In the beginning, oil and natural gas wells were a vertical-only solution (think soda straw). Resources were gathered from a single point where the wellbore intersected a petroleum-bearing layer. Then came horizontal drilling combined with hydraulic fracturing (fracking), which dramatically improved production along an extended horizontal section of a single shale layer.

And now, comes the technique known as ‘cube’ development. It’s not a new technology, but rather a new technique that puts up to 20 or more horizontal wells to work from the same pad location.

Like its name implies, this approach taps resources using a three-dimensional, multi-layer approach. Picture a typical horizontal well, with up to 20 or more additional horizontal wells. The upside potential is obvious but it also requires up-front operating expenses that could be cost-prohibitive for some.                              


Flash in the oil patch, or wave of the future?

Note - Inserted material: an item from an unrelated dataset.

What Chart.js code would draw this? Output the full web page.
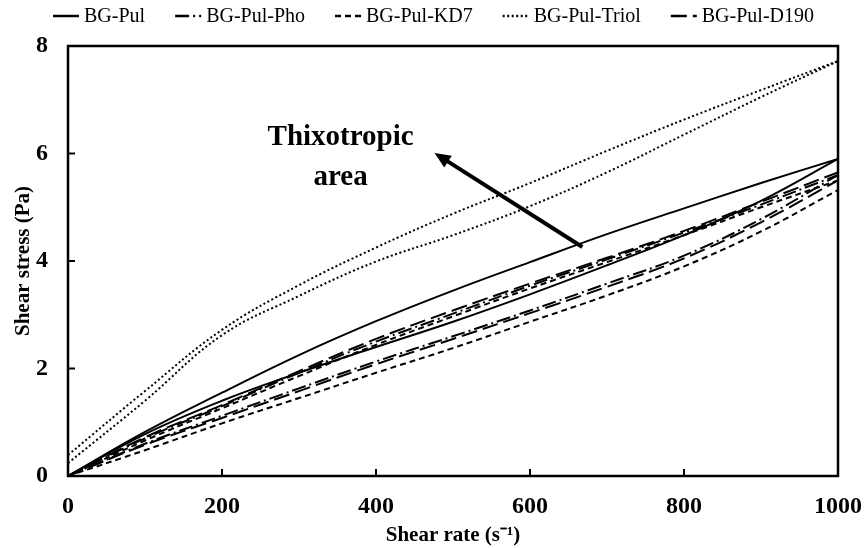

In a business known for capital-intensive start-up costs, cube development dwarfs all other drilling techniques. All wells must be drilled before production can begin, so the higher cost of drilling and the length of time before operators can show a return can be too much for some producers. But, the upside potential could be worth it.

Scaling up production in the biggest way.

Economies of scale help make cube development feasible. Rather than 20 or more rigs operating on separate sites, with all the crew and equipment needed for each one, cube drilling is all done in one well site—albeit a highly complex and sophisticated well site.

Pushing the limits.

Multiple wells, branching out within several horizontal layers of oil shale can generate tremendous production volumes with corresponding high economic returns. Operators in the Permian Basin have led the way in cube development and Oklahoma producers are joining in. Devon has a 24-well cube development operation in Oklahoma.

Environmentally friendly.

A multi-well cube development operation is large and complex to be sure. But it’s actually easier on the environment. Since the wells share all the necessary infrastructure at one site which means a smaller footprint and less surface disruption.

Some producers are banking on cube development, while others are less optimistic. Concerns over operation costs have led some companies to limit their multi-well sites to six or eight per pad. While it’s still too early to tell if cube development will be the way of the future, one thing is certain; industry interest is only gaining momentum.